== Record set

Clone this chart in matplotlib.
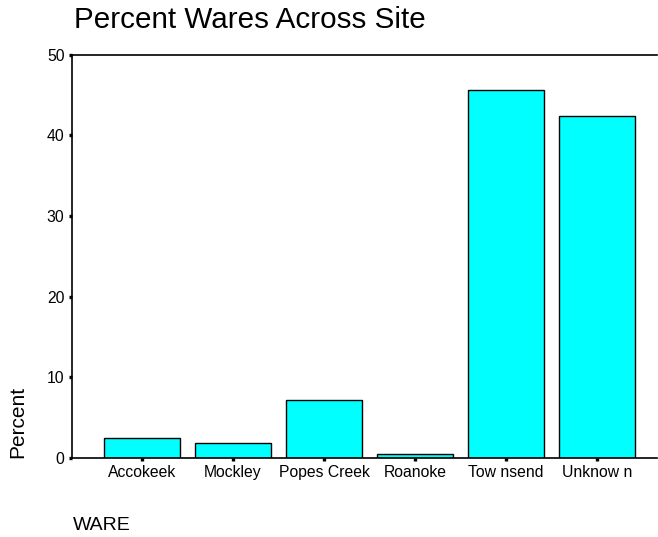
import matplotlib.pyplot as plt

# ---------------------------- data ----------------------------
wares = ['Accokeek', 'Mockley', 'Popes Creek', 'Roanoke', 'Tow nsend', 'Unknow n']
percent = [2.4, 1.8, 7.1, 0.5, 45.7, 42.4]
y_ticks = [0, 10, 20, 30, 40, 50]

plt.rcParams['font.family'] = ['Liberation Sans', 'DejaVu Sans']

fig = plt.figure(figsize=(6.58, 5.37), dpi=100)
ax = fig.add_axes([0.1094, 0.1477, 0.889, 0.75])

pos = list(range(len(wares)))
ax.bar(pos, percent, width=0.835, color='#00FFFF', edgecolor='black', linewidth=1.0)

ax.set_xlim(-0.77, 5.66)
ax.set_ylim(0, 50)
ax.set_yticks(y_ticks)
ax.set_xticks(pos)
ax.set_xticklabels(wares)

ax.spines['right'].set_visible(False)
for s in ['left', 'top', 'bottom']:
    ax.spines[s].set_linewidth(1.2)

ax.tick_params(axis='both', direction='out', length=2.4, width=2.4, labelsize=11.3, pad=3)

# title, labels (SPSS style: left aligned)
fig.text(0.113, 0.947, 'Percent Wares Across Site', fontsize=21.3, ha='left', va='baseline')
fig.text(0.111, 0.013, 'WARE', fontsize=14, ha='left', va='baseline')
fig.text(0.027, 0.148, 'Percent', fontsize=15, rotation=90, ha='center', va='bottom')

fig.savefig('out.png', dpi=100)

====
== Record set

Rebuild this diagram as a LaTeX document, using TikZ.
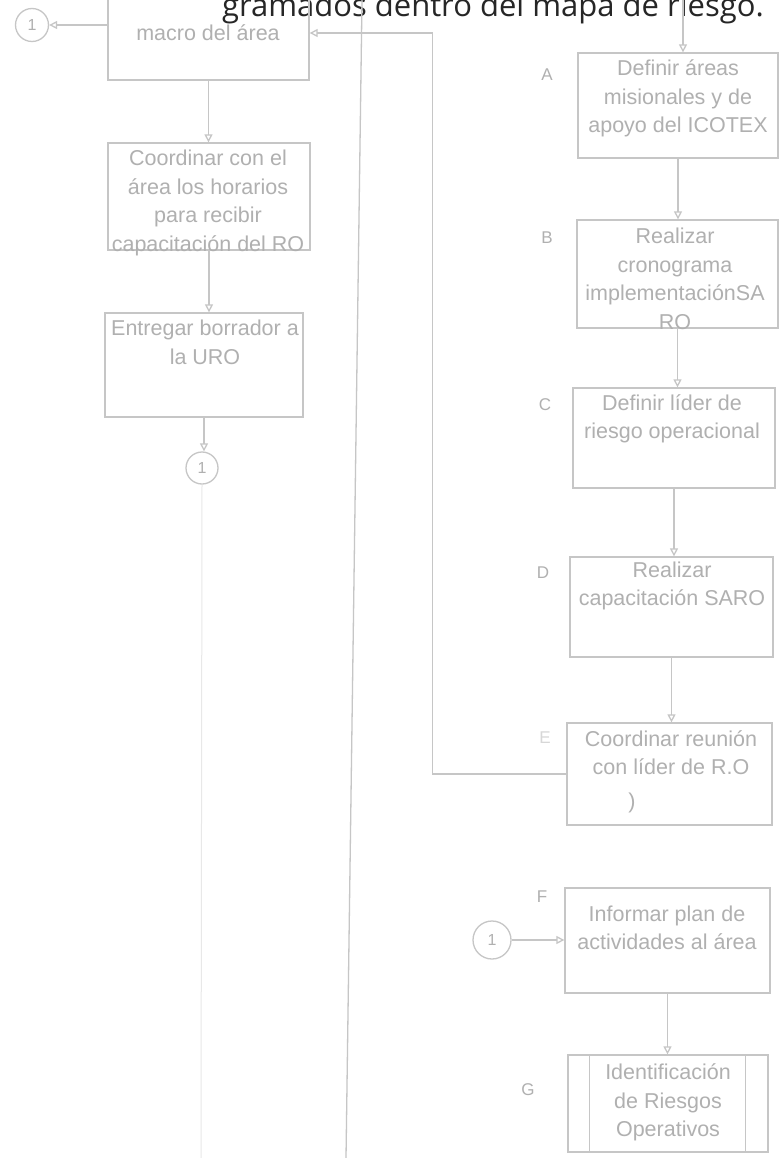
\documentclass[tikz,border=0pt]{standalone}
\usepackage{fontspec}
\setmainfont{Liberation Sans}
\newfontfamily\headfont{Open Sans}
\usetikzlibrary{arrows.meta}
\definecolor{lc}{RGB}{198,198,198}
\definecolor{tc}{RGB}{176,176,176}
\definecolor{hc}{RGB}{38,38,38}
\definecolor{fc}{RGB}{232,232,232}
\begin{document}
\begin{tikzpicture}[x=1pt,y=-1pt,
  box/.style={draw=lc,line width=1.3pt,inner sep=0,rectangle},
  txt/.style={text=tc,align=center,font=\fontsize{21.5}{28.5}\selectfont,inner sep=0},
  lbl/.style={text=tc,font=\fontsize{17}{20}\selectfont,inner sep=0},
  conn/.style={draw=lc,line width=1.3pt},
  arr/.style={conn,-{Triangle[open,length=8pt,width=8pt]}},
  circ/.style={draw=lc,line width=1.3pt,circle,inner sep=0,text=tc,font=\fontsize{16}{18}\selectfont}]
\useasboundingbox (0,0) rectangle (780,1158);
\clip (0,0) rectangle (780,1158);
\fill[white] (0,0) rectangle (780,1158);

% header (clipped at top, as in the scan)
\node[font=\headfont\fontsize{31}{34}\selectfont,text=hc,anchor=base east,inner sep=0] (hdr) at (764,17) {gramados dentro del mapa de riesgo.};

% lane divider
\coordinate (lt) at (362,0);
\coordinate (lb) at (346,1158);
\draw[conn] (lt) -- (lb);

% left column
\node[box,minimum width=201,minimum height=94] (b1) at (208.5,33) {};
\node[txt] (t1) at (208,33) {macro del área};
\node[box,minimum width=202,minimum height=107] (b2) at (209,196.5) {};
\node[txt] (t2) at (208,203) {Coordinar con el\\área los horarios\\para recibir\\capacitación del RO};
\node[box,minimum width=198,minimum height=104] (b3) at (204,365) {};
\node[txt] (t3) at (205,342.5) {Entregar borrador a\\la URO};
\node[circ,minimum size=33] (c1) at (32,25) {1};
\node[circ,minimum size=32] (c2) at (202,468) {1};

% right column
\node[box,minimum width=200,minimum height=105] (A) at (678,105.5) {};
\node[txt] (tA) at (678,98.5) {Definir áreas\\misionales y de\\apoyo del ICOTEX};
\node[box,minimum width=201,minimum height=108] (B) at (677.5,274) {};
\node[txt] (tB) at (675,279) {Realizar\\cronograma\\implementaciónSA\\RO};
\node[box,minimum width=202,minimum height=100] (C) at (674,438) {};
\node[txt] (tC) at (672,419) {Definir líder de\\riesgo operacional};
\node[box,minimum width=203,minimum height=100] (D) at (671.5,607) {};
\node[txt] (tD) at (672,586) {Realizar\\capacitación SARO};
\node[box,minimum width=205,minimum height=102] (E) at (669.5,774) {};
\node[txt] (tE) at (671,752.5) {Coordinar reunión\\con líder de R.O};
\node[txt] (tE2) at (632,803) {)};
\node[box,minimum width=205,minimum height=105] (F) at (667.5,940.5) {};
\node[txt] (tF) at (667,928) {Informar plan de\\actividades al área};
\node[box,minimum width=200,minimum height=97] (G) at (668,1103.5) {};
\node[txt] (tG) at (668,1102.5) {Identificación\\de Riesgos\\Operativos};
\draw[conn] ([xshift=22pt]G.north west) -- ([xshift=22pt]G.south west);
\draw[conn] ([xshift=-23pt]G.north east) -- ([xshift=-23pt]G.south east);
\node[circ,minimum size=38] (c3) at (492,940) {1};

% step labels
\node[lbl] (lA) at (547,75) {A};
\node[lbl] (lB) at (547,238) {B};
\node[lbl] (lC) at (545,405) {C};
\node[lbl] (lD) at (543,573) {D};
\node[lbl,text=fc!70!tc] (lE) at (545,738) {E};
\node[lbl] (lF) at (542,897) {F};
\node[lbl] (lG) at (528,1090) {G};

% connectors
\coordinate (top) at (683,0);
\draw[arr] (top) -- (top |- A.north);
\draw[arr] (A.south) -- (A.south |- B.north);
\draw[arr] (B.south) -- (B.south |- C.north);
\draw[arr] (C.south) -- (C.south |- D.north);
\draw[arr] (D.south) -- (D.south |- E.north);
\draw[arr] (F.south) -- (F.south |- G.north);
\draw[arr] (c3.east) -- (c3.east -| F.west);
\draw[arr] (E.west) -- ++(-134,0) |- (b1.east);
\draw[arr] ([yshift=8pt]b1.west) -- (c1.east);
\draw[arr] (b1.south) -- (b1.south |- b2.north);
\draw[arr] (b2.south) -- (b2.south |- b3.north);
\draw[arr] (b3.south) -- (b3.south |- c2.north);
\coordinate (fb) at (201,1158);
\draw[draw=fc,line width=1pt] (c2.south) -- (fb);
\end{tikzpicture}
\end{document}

====

§ Required task
Begin at the line that has "Clone this chart in matplotlib.", stop after the line that has "ax.set_xticklabels(wares)", and reproduce every line between them exactly and nothing else. Pictures stay out of the copy.

§ Output
Clone this chart in matplotlib.
import matplotlib.pyplot as plt

# ---------------------------- data ----------------------------
wares = ['Accokeek', 'Mockley', 'Popes Creek', 'Roanoke', 'Tow nsend', 'Unknow n']
percent = [2.4, 1.8, 7.1, 0.5, 45.7, 42.4]
y_ticks = [0, 10, 20, 30, 40, 50]

plt.rcParams['font.family'] = ['Liberation Sans', 'DejaVu Sans']

fig = plt.figure(figsize=(6.58, 5.37), dpi=100)
ax = fig.add_axes([0.1094, 0.1477, 0.889, 0.75])

pos = list(range(len(wares)))
ax.bar(pos, percent, width=0.835, color='#00FFFF', edgecolor='black', linewidth=1.0)

ax.set_xlim(-0.77, 5.66)
ax.set_ylim(0, 50)
ax.set_yticks(y_ticks)
ax.set_xticks(pos)
ax.set_xticklabels(wares)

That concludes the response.